▸ Exercise: Open with the line that has "Write the matplotlib code for this chart."; close with the line that has "y_ticks = [-100, 0, 100, 200, 300]". Retype those lines exactly, images excluded.

▸ Supplied data:
.....

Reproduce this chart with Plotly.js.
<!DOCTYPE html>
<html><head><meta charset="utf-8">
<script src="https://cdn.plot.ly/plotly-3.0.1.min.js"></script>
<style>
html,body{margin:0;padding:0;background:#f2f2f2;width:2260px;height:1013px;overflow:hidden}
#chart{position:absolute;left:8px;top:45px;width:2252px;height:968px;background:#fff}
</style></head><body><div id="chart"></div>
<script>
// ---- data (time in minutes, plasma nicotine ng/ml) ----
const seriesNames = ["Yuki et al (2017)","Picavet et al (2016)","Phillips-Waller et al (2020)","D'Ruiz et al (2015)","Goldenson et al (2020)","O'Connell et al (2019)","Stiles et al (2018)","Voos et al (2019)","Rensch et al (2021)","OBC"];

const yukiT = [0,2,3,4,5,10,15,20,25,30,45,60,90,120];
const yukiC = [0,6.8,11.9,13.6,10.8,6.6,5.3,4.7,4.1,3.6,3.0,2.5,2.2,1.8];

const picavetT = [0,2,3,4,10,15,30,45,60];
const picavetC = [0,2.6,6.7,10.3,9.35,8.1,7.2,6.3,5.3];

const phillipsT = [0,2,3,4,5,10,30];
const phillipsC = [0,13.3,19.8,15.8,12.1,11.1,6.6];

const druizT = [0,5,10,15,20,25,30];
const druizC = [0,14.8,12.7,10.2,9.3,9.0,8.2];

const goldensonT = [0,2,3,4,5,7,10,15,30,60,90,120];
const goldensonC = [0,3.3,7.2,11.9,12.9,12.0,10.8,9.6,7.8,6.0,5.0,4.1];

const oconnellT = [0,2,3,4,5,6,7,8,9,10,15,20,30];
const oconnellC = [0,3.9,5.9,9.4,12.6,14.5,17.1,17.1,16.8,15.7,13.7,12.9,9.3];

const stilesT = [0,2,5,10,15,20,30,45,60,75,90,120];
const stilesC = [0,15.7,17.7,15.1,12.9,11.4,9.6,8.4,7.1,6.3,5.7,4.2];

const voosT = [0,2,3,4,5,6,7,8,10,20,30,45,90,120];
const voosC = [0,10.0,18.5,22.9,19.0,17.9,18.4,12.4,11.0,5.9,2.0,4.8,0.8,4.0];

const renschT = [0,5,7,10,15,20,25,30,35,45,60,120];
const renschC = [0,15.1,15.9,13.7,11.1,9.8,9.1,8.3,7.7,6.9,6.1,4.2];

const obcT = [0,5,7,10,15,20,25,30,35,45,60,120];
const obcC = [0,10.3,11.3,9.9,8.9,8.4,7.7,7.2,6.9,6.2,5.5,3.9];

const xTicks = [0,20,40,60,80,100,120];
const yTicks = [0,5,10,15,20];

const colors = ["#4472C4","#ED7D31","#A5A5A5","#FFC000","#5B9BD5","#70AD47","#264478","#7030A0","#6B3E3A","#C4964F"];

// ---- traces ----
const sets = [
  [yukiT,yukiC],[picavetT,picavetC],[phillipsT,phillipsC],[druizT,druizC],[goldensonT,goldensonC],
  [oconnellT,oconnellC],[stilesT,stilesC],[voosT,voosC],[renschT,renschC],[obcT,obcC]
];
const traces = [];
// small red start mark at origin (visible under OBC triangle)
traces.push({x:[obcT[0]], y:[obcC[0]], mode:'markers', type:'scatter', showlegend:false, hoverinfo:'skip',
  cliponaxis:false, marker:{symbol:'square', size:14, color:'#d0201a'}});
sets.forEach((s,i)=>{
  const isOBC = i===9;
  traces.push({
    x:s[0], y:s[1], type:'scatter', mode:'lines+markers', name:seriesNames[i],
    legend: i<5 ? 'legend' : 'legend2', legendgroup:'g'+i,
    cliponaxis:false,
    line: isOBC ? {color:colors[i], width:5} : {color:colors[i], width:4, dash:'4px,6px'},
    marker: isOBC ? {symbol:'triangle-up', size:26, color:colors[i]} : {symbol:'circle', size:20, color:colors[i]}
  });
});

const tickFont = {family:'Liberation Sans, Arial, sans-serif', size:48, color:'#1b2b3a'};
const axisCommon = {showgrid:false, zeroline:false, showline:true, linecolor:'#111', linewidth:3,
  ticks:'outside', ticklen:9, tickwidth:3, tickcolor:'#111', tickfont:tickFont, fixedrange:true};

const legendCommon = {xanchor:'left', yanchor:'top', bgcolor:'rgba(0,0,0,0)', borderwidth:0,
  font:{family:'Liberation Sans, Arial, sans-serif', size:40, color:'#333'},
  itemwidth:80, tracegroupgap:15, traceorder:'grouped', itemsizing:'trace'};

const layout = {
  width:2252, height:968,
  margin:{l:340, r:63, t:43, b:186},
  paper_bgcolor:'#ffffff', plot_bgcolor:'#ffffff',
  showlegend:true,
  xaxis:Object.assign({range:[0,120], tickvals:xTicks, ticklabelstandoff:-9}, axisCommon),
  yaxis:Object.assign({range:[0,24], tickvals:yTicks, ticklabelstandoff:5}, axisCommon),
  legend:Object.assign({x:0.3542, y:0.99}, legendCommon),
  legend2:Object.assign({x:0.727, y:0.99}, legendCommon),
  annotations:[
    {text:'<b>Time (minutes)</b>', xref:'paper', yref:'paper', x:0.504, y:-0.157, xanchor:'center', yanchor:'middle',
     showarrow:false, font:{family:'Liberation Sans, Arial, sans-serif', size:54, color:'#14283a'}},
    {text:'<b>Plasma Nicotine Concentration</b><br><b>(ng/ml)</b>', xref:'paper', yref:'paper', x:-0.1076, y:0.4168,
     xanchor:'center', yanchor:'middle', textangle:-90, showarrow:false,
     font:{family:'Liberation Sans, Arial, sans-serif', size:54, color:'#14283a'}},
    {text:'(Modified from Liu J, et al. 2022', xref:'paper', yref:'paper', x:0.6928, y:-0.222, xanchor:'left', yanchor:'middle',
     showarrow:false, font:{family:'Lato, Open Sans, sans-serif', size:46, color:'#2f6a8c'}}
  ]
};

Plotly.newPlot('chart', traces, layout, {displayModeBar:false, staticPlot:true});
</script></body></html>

.....

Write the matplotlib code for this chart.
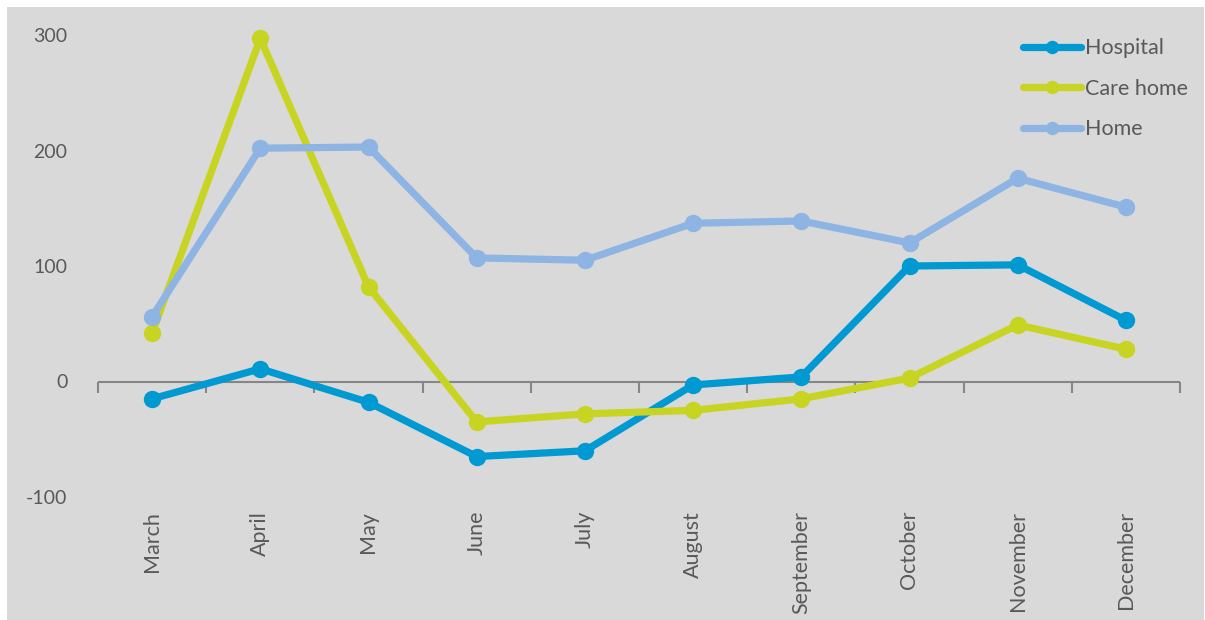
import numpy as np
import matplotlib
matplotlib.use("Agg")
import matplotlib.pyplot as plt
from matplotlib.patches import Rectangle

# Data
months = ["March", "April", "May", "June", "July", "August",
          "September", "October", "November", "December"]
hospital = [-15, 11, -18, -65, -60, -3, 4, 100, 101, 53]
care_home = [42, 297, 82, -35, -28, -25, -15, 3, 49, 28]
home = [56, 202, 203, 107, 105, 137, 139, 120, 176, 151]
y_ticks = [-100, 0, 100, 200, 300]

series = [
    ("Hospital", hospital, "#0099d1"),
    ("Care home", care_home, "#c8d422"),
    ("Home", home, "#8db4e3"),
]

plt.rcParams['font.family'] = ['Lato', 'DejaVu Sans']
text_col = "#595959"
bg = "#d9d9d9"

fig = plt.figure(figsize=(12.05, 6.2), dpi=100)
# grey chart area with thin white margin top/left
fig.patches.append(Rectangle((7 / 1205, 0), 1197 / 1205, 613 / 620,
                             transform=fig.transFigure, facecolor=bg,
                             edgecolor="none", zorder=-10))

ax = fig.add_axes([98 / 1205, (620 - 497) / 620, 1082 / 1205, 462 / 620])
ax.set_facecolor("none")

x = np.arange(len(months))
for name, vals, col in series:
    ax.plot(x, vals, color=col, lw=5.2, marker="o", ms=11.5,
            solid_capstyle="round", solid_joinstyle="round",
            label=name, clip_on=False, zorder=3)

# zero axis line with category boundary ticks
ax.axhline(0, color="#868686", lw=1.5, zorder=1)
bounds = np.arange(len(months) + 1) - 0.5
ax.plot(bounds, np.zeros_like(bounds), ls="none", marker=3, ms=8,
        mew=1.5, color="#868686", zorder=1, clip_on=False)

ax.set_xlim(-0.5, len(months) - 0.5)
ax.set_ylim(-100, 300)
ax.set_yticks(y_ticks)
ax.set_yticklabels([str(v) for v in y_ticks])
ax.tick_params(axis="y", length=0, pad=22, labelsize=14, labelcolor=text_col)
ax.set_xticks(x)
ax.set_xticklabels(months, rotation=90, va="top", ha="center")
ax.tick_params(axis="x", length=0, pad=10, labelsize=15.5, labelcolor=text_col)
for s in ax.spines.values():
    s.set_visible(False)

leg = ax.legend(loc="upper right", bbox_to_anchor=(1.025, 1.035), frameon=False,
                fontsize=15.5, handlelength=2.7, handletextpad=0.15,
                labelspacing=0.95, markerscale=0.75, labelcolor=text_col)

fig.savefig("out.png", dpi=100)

.....

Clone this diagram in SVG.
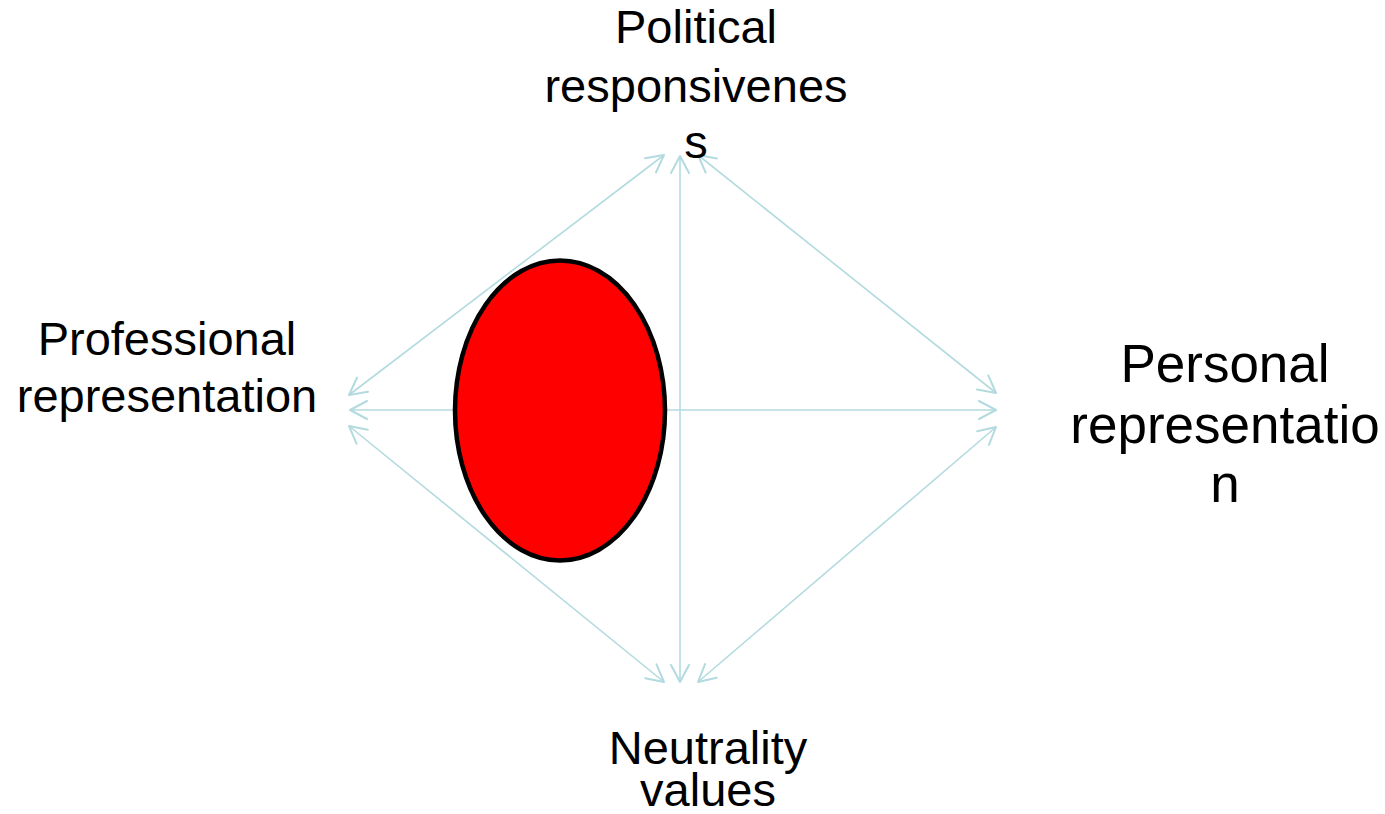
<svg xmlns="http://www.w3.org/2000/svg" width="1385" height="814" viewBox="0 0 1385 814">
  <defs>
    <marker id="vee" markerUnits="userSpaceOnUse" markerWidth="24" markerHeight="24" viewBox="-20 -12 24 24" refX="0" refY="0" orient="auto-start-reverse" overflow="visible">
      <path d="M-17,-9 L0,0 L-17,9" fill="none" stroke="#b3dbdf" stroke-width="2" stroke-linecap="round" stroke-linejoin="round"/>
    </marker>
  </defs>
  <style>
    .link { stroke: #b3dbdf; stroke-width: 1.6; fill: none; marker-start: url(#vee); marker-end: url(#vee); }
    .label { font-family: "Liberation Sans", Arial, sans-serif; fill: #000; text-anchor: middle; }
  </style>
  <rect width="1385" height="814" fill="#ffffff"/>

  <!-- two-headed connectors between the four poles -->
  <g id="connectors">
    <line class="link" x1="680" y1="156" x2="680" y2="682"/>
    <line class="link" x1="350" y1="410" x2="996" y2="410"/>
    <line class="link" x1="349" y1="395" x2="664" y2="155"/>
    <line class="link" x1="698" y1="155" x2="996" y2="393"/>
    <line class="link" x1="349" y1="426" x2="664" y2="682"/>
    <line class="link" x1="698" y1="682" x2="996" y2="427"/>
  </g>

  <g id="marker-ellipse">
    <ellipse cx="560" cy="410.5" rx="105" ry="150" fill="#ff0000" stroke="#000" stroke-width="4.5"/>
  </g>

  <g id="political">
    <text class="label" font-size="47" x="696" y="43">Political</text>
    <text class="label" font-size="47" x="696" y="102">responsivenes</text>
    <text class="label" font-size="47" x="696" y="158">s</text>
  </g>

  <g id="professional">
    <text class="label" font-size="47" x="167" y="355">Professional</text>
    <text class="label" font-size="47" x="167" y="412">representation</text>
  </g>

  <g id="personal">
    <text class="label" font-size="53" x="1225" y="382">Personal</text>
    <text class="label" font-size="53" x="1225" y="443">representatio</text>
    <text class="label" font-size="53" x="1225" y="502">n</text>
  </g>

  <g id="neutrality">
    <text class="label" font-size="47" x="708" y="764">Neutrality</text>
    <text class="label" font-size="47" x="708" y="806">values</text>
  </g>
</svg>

.....

▸ Correct response:
Write the matplotlib code for this chart.
import numpy as np
import matplotlib
matplotlib.use("Agg")
import matplotlib.pyplot as plt
from matplotlib.patches import Rectangle

# Data
months = ["March", "April", "May", "June", "July", "August",
          "September", "October", "November", "December"]
hospital = [-15, 11, -18, -65, -60, -3, 4, 100, 101, 53]
care_home = [42, 297, 82, -35, -28, -25, -15, 3, 49, 28]
home = [56, 202, 203, 107, 105, 137, 139, 120, 176, 151]
y_ticks = [-100, 0, 100, 200, 300]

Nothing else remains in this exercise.